TORONTO -- Tom Hanks says it took 22 takes to nail down the signature TV entrance of Mr. Rogers, in which the beloved children's entertainer sings while removing his jacket and shoes.

Hanks joked at a Toronto film festival press conference that the shoot for "A Beautiful Day in the Neighborhood" was "a living hell," while director Marielle Heller admitted to "sweater snafus" in their bid to recreate memorable scenes from "Mister Rogers' Neighborhood."

The "Cast Away" star plays the late Fred Rogers in a story based on a real-life friendship that developed between the soft-spoken TV star and a jaded magazine writer sent to profile him, played by Matthew Rhys.

Hanks says the shoot involved contorting himself under set pieces to manipulate a hand puppet while singing live, and addressing a TV camera while zipping up a sweater and tying sneaker laces. Rogers died from stomach cancer in 2003 at age 74.

The bearded Hanks kept journalists chuckling at a jovial press conference, in which he and the film's director and screenwriters also touted Rogers' gentle way of connecting with children as a welcome balm to today's cynicism.

The Toronto International Film Festival runs through Sept. 15.

Hanks held court during the press conference, detailing the choreography involved in the movie's opening, which mirrors the opening scene of each episode of "Mister Rogers' Neighborhood."

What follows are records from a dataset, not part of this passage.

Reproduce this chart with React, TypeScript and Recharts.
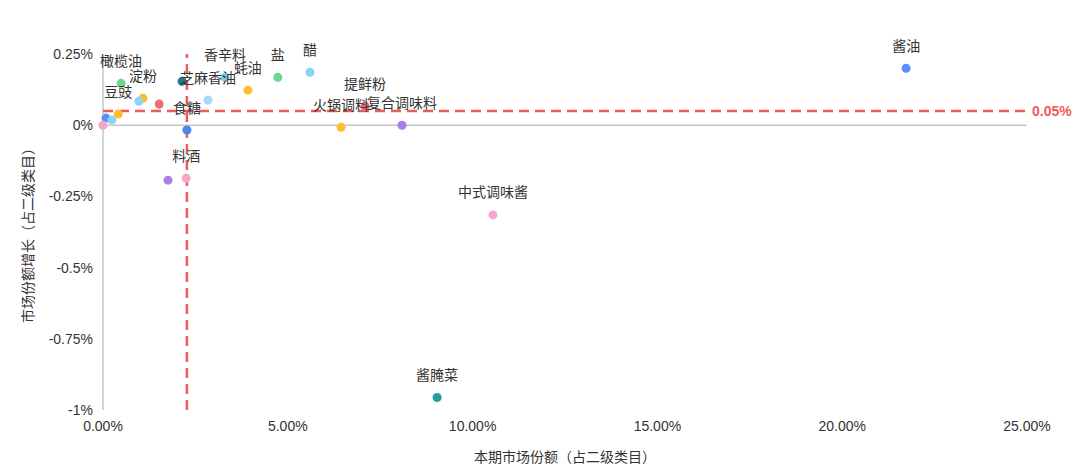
import { ScatterChart, Scatter, XAxis, YAxis, ZAxis, ReferenceLine, LabelList, Cell } from 'recharts';

// 本期市场份额 / 市场份额增长 (both in %)
const names = [
  '酱油', '醋', '盐', '蚝油', '香辛料', '芝麻香油', '食糖', '料酒', '', '橄榄油', '淀粉', '豆豉',
  '', '', '', '', '', '', '提鲜粉', '火锅调料', '复合调味料', '中式调味酱', '酱腌菜',
];
const share = [
  21.73, 5.6, 4.73, 3.92, 3.3, 2.84, 2.27, 2.25, 2.14, 0.49, 1.08, 0.41,
  0.97, 1.52, 0.08, 0.24, 0.0, 1.76, 7.09, 6.44, 8.09, 10.55, 9.04,
];
const growth = [
  0.2, 0.186, 0.168, 0.123, 0.168, 0.088, -0.017, -0.186, 0.154, 0.147, 0.095, 0.039,
  0.084, 0.074, 0.025, 0.018, 0.0, -0.193, 0.067, -0.007, 0.0, -0.315, -0.956,
];
const colors = [
  '#5B8FF9', '#8ED3F7', '#6FD48E', '#FBBF2E', '#7CCDF0', '#A8D8F5', '#4E86EE', '#F4A6C3', '#1F7A8C', '#6FD48E', '#FBBF2E', '#FBBF2E',
  '#8ED3F7', '#F06A7A', '#5B8FF9', '#8ED3F7', '#F4A6C3', '#A77FE6', '#F06A7A', '#FBBF2E', '#A77FE6', '#F7A3CF', '#2A9BA0',
];

const xTicks = [0, 5, 10, 15, 20, 25];
const yTicks = [-1, -0.75, -0.5, -0.25, 0, 0.25];
const shareLine = 2.27;
const growthLine = 0.05;

const data = names.map((name, i) => ({ name, share: share[i], growth: growth[i] }));

const font = 'Liberation Sans, "Noto Sans CJK SC", sans-serif';
const red = '#F05A5A';

export default function App() {
  return (
    <div style={{ position: 'absolute', left: 0, top: 0, width: 1080, height: 473, background: '#fff', fontFamily: font }}>
      <ScatterChart width={1080} height={473} margin={{ top: 54, right: 53, bottom: 3, left: 0 }}>
        <XAxis
          type="number"
          dataKey="share"
          domain={[0, 25]}
          ticks={xTicks}
          tickFormatter={(v) => `${v.toFixed(2)}%`}
          axisLine={false}
          tickLine={false}
          tickSize={0}
          tickMargin={11}
          height={60}
          tick={{ fontSize: 14, fill: '#333', fontFamily: font }}
          label={{ value: '本期市场份额（占二级类目）', position: 'insideBottom', offset: 8, fontSize: 14, fill: '#333', fontFamily: font }}
        />
        <YAxis
          type="number"
          dataKey="growth"
          domain={[-1, 0.25]}
          ticks={yTicks}
          tickFormatter={(v) => `${v}%`}
          axisLine={false}
          tickLine={false}
          tickSize={0}
          tickMargin={10}
          width={103}
          tick={{ fontSize: 14, fill: '#333', fontFamily: font }}
          label={{ value: '市场份额增长（占二级类目）', angle: -90, position: 'insideLeft', offset: 28, textAnchor: 'middle', fontSize: 14, fill: '#333', fontFamily: font }}
        />
        <ZAxis range={[100, 100]} />
        <ReferenceLine y={0} stroke="#aaa" strokeWidth={1} />
        <ReferenceLine x={0} stroke="#aaa" strokeWidth={1} />
        <ReferenceLine
          y={growthLine}
          stroke={red}
          strokeWidth={2.5}
          strokeDasharray="10 6"
          label={{ value: '0.05%', position: 'right', fill: red, fontSize: 14, fontWeight: 'bold', fontFamily: font }}
        />
        <ReferenceLine x={shareLine} stroke={red} strokeWidth={2.5} strokeDasharray="10 6" />
        <Scatter data={data} isAnimationActive={false}>
          {data.map((d, i) => (
            <Cell key={i} fill={colors[i]} />
          ))}
          <LabelList dataKey="name" position="top" offset={13} fontSize={14} fill="#333" fontFamily={font} />
        </Scatter>
      </ScatterChart>
    </div>
  );
}
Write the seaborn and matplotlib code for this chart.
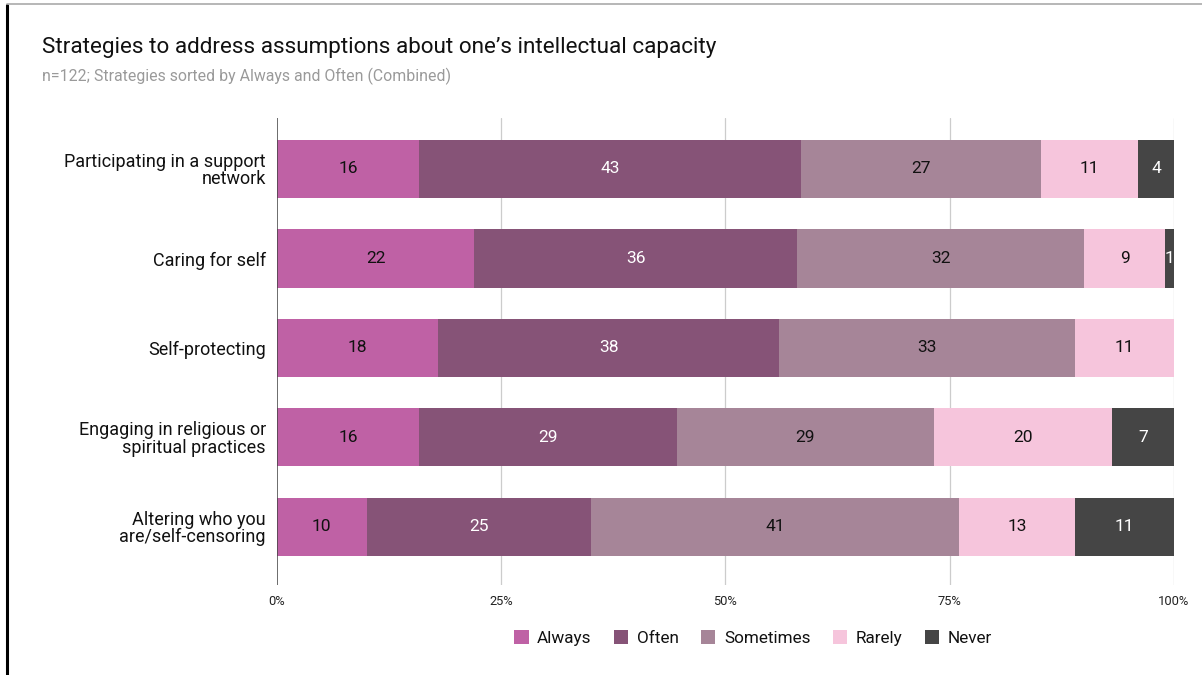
import matplotlib
matplotlib.use("Agg")
import matplotlib.pyplot as plt
from matplotlib.lines import Line2D
from matplotlib.patches import Patch
import numpy as np
import pandas as pd
import seaborn as sns

# Survey responses (percent of respondents) per strategy
strategies = [
    "Participating in a support\nnetwork",
    "Caring for self",
    "Self-protecting",
    "Engaging in religious or\nspiritual practices",
    "Altering who you\nare/self-censoring",
]
always = [16, 22, 18, 16, 10]
often = [43, 36, 38, 29, 25]
sometimes = [27, 32, 33, 29, 41]
rarely = [11, 9, 11, 20, 13]
never = [4, 1, 0, 7, 11]

series_names = ["Always", "Often", "Sometimes", "Rarely", "Never"]
series_colors = ["#bf61a5", "#865377", "#a68598", "#f6c5dc", "#454545"]
label_colors = ["#111111", "white", "#111111", "#111111", "white"]

sns.set_theme(style="white")
plt.rcParams["font.family"] = ["Roboto", "DejaVu Sans"]

values = np.array([always, often, sometimes, rarely, never], dtype=float)
totals = values.sum(axis=0)
shares = values / totals * 100.0
cum = np.cumsum(shares, axis=0)
starts = cum - shares

fig = plt.figure(figsize=(12.02, 6.75), dpi=100)
ax = fig.add_axes([0.2304, 0.1333, 0.7463, 0.6919])

# Stacked 100% bars: draw cumulative layers from the back to the front
for i in range(len(series_names) - 1, -1, -1):
    df = pd.DataFrame({"strategy": strategies, "cum": cum[i]})
    sns.barplot(data=df, x="cum", y="strategy", orient="h", color=series_colors[i],
                saturation=1, width=0.65, ax=ax, zorder=3, linewidth=0)

# Segment labels showing the raw values
for i in range(len(series_names)):
    for j in range(len(strategies)):
        if values[i, j] <= 0:
            continue
        ax.text(starts[i, j] + shares[i, j] / 2, j, f"{int(values[i, j])}",
                ha="center", va="center", fontsize=12.5, color=label_colors[i], zorder=5)

ax.set_xlim(0, 100)
ax.set_ylim(4.65, -0.57)
ax.set_xticks([0, 25, 50, 75, 100])
ax.set_xticklabels(["0%", "25%", "50%", "75%", "100%"], fontsize=9.3, color="#222222")
ax.tick_params(axis="x", length=0, pad=7)
ax.tick_params(axis="y", length=0, pad=8, labelsize=13.0, labelcolor="#111111")
for lbl in ax.get_yticklabels():
    lbl.set_multialignment("right")
    lbl.set_linespacing(0.95)
ax.set_xlabel("")
ax.set_ylabel("")
for s in ax.spines.values():
    s.set_visible(False)
for x in [25, 50, 75, 100]:
    ax.axvline(x, color="#cccccc", lw=0.9, zorder=1)
ax.axvline(0, color="#444444", lw=1.1, zorder=4)

fig.text(42 / 1202, 1 - 48 / 675, "Strategies to address assumptions about one\u2019s intellectual capacity",
         fontsize=16.2, color="#111111", va="center", ha="left")
fig.text(42 / 1202, 1 - 76 / 675, "n=122; Strategies sorted by Always and Often (Combined)",
         fontsize=11.4, color="#9a9a9a", va="center", ha="left")

handles = [Patch(facecolor=c, edgecolor="none", label=n) for n, c in zip(series_names, series_colors)]
fig.legend(handles=handles, loc="center", bbox_to_anchor=(0.6265, 1 - 638 / 675), ncol=5,
           frameon=False, fontsize=12.3, handlelength=0.85, handleheight=0.85,
           handletextpad=0.5, columnspacing=1.3, labelcolor="#111111")

# Page frame lines
fig.add_artist(Line2D([7 / 1202, 7 / 1202], [0, 1 - 5 / 675], color="black", lw=2.2,
                      transform=fig.transFigure))
fig.add_artist(Line2D([7 / 1202, 1], [1 - 4 / 675, 1 - 4 / 675], color="#aaaaaa", lw=1.2,
                      transform=fig.transFigure))

fig.savefig("out.png", dpi=100, facecolor="white")
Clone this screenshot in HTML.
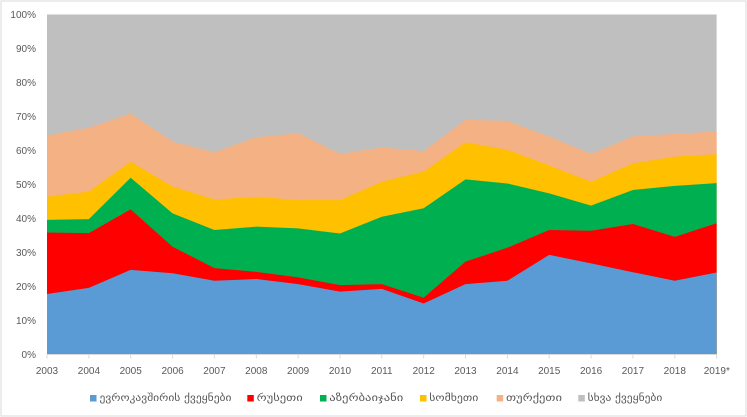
<!DOCTYPE html>
<html>
<head>
<meta charset="utf-8">
<style>
html,body{margin:0;padding:0;background:#fff;}
svg{display:block;}
.ax{font-family:"Liberation Sans",sans-serif;font-size:10px;fill:#595959;}
.lg{font-family:"DejaVu Sans","Liberation Sans",sans-serif;font-size:10px;fill:#595959;}
</style>
</head>
<body>
<svg width="747" height="417" viewBox="0 0 747 417" xmlns="http://www.w3.org/2000/svg">
<rect x="0" y="0" width="747" height="417" fill="#fff"/>
<rect x="1" y="1" width="745" height="415" fill="none" stroke="#d9d9d9" stroke-width="1"/>

<g transform="translate(47,354.5) scale(41.85,-3.4)">
  <rect x="0" y="0" width="16" height="100" fill="#BFBFBF"/>
  <polygon fill="#F4B183" points="0,0 0,64.4 1,66.7 2,70.9 3,62.6 4,59.5 5,63.9 6,65.1 7,59.0 8,60.9 9,59.8 10,69.0 11,68.7 12,64.1 13,59.0 14,64.1 15,64.9 16,65.6 16,0"/>
  <polygon fill="#FFC000" points="0,0 0,46.4 1,47.9 2,56.7 3,49.4 4,45.6 5,46.4 6,45.4 7,45.4 8,50.8 9,53.8 10,62.4 11,60.2 12,55.6 13,50.8 14,56.2 15,58.2 16,58.9 16,0"/>
  <polygon fill="#00B050" points="0,0 0,39.6 1,39.8 2,52.0 3,41.5 4,36.6 5,37.6 6,37.1 7,35.6 8,40.5 9,43.0 10,51.5 11,50.3 12,47.4 13,43.8 14,48.4 15,49.6 16,50.4 16,0"/>
  <polygon fill="#FF0000" points="0,0 0,35.9 1,35.7 2,42.7 3,31.7 4,25.4 5,24.3 6,22.7 7,20.4 8,20.7 9,16.7 10,27.3 11,31.4 12,36.6 13,36.4 14,38.4 15,34.6 16,38.6 16,0"/>
  <polygon fill="#5B9BD5" points="0,0 0,17.8 1,19.6 2,24.9 3,23.9 4,21.7 5,22.2 6,20.7 7,18.5 8,19.3 9,15.0 10,20.7 11,21.7 12,29.3 13,26.8 14,24.2 15,21.7 16,24.1 16,0"/>
</g>

<!-- x axis -->
<line x1="47" y1="354.5" x2="716.6" y2="354.5" stroke="#d9d9d9" stroke-width="1"/>
<g stroke="#d9d9d9" stroke-width="1">
  <line x1="47" y1="354.5" x2="47" y2="358.5"/>
  <line x1="88.9" y1="354.5" x2="88.9" y2="358.5"/>
  <line x1="130.7" y1="354.5" x2="130.7" y2="358.5"/>
  <line x1="172.6" y1="354.5" x2="172.6" y2="358.5"/>
  <line x1="214.4" y1="354.5" x2="214.4" y2="358.5"/>
  <line x1="256.3" y1="354.5" x2="256.3" y2="358.5"/>
  <line x1="298.1" y1="354.5" x2="298.1" y2="358.5"/>
  <line x1="340" y1="354.5" x2="340" y2="358.5"/>
  <line x1="381.8" y1="354.5" x2="381.8" y2="358.5"/>
  <line x1="423.7" y1="354.5" x2="423.7" y2="358.5"/>
  <line x1="465.5" y1="354.5" x2="465.5" y2="358.5"/>
  <line x1="507.4" y1="354.5" x2="507.4" y2="358.5"/>
  <line x1="549.2" y1="354.5" x2="549.2" y2="358.5"/>
  <line x1="591.1" y1="354.5" x2="591.1" y2="358.5"/>
  <line x1="632.9" y1="354.5" x2="632.9" y2="358.5"/>
  <line x1="674.8" y1="354.5" x2="674.8" y2="358.5"/>
  <line x1="716.6" y1="354.5" x2="716.6" y2="358.5"/>
</g>

<g class="ax" text-anchor="middle">
  <text x="47" y="374">2003</text>
  <text x="88.9" y="374">2004</text>
  <text x="130.7" y="374">2005</text>
  <text x="172.6" y="374">2006</text>
  <text x="214.4" y="374">2007</text>
  <text x="256.3" y="374">2008</text>
  <text x="298.1" y="374">2009</text>
  <text x="340" y="374">2010</text>
  <text x="381.8" y="374">2011</text>
  <text x="423.7" y="374">2012</text>
  <text x="465.5" y="374">2013</text>
  <text x="507.4" y="374">2014</text>
  <text x="549.2" y="374">2015</text>
  <text x="591.1" y="374">2016</text>
  <text x="632.9" y="374">2017</text>
  <text x="674.8" y="374">2018</text>
  <text x="716.8" y="374">2019*</text>
</g>

<g class="ax" text-anchor="end">
  <text x="36" y="358">0%</text>
  <text x="36" y="324">10%</text>
  <text x="36" y="290">20%</text>
  <text x="36" y="256">30%</text>
  <text x="36" y="222">40%</text>
  <text x="36" y="188">50%</text>
  <text x="36" y="154">60%</text>
  <text x="36" y="120">70%</text>
  <text x="36" y="86">80%</text>
  <text x="36" y="52">90%</text>
  <text x="36" y="18">100%</text>
</g>

<!-- legend -->
<rect x="90" y="395" width="6.5" height="6.5" fill="#5B9BD5"/>
<text class="lg" x="99.5" y="401" textLength="132" lengthAdjust="spacingAndGlyphs">ევროკავშირის ქვეყნები</text>
<rect x="247.3" y="395" width="6.5" height="6.5" fill="#FF0000"/>
<text class="lg" x="256.7" y="401" textLength="46" lengthAdjust="spacingAndGlyphs">რუსეთი</text>
<rect x="320" y="395" width="6.5" height="6.5" fill="#00B050"/>
<text class="lg" x="329.3" y="401" textLength="74" lengthAdjust="spacingAndGlyphs">აზერბაიჯანი</text>
<rect x="420" y="395" width="6.5" height="6.5" fill="#FFC000"/>
<text class="lg" x="429.3" y="401" textLength="49" lengthAdjust="spacingAndGlyphs">სომხეთი</text>
<rect x="496.7" y="395" width="6.5" height="6.5" fill="#F4B183"/>
<text class="lg" x="506" y="401" textLength="56" lengthAdjust="spacingAndGlyphs">თურქეთი</text>
<rect x="578.3" y="395" width="6.5" height="6.5" fill="#BFBFBF"/>
<text class="lg" x="587.7" y="401" textLength="74.6" lengthAdjust="spacingAndGlyphs">სხვა ქვეყნები</text>
</svg>
</body>
</html>
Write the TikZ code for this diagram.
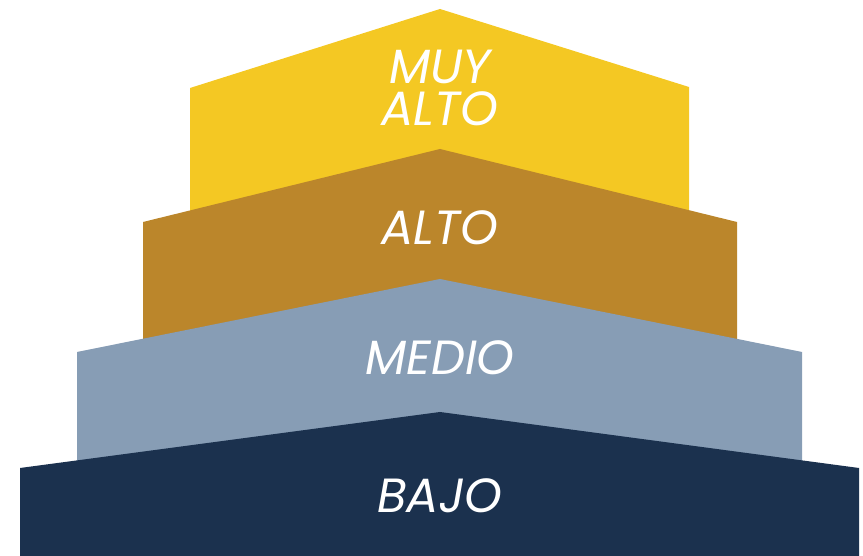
\documentclass[tikz,border=0pt]{standalone}
\usepackage{fontspec}
\setmainfont{Poppins}
\definecolor{muyalto}{HTML}{F4C823}
\definecolor{alto}{HTML}{BB862B}
\definecolor{medio}{HTML}{879DB5}
\definecolor{bajo}{HTML}{1B314E}
\begin{document}
\begin{tikzpicture}[x=1pt,y=1pt,
    nivel/.style={text=white,inner sep=0pt,align=center,
      font=\fontsize{48}{42}\selectfont\itshape}]
    \useasboundingbox (0,0) rectangle (863,556);
    \newcommand{\mitad}{440}
    \fill[muyalto] (190,0) -- (190,468) -- (\mitad,547) -- (689,469) -- (689,0) -- cycle;
    \fill[alto] (143,0) -- (143,334) -- (\mitad,407) -- (737,334) -- (737,0) -- cycle;
    \fill[medio] (77,0) -- (77,204) -- (\mitad,277) -- (802,204) -- (802,0) -- cycle;
    \fill[bajo] (20,0) -- (20,88) -- (\mitad,144) -- (859,88) -- (859,0) -- cycle;
    \node[nivel] (muyaltotxt) at (\mitad,468) {MUY\\ALTO};
    \node[nivel,anchor=base] (altotxt) at (\mitad,311) {ALTO};
    \node[nivel,anchor=base] (mediotxt) at (\mitad,181) {MEDIO};
    \node[nivel,anchor=base] (bajotxt) at (\mitad,43) {BAJO};
\end{tikzpicture}
\end{document}
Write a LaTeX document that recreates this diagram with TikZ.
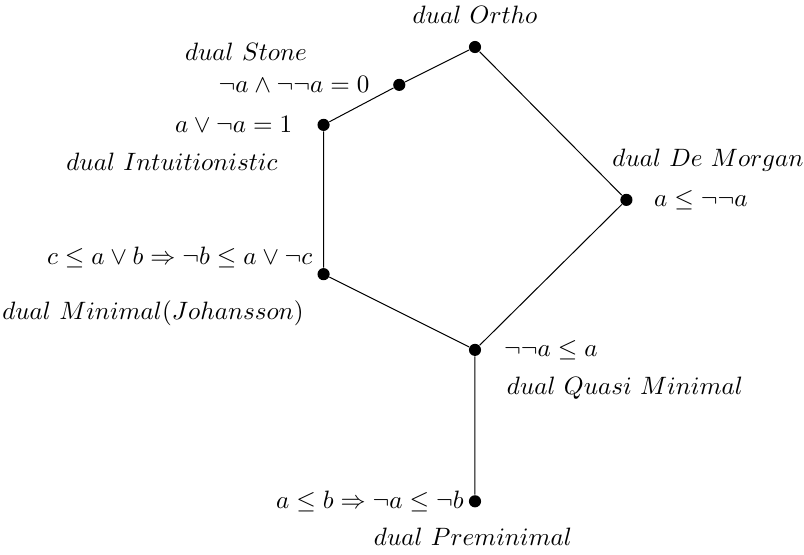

"You think you have a lot of time in that song? You try to come in, take a jacket off, hang it (up), close the (closet) door... take a pair of shoes off -- at the same time. Twenty-two takes, baby!" Hanks said to laughter Sunday.

"This movie was a living hell."

Hanks added that he watched "eight million episodes" of "Mister Rogers" to nail down the right mannerisms, noting that he was keen to make sure his portrayal is genuine.

"The hardest thing that I think that any actor has is beating down that self-consciousness that you feel naturally," he says.

"Fred required me to kind of somehow still the wild horses that go through your brain because so much of it is, 'Get it' and 'Nab it' and 'Punch it' and make the day and get the shot."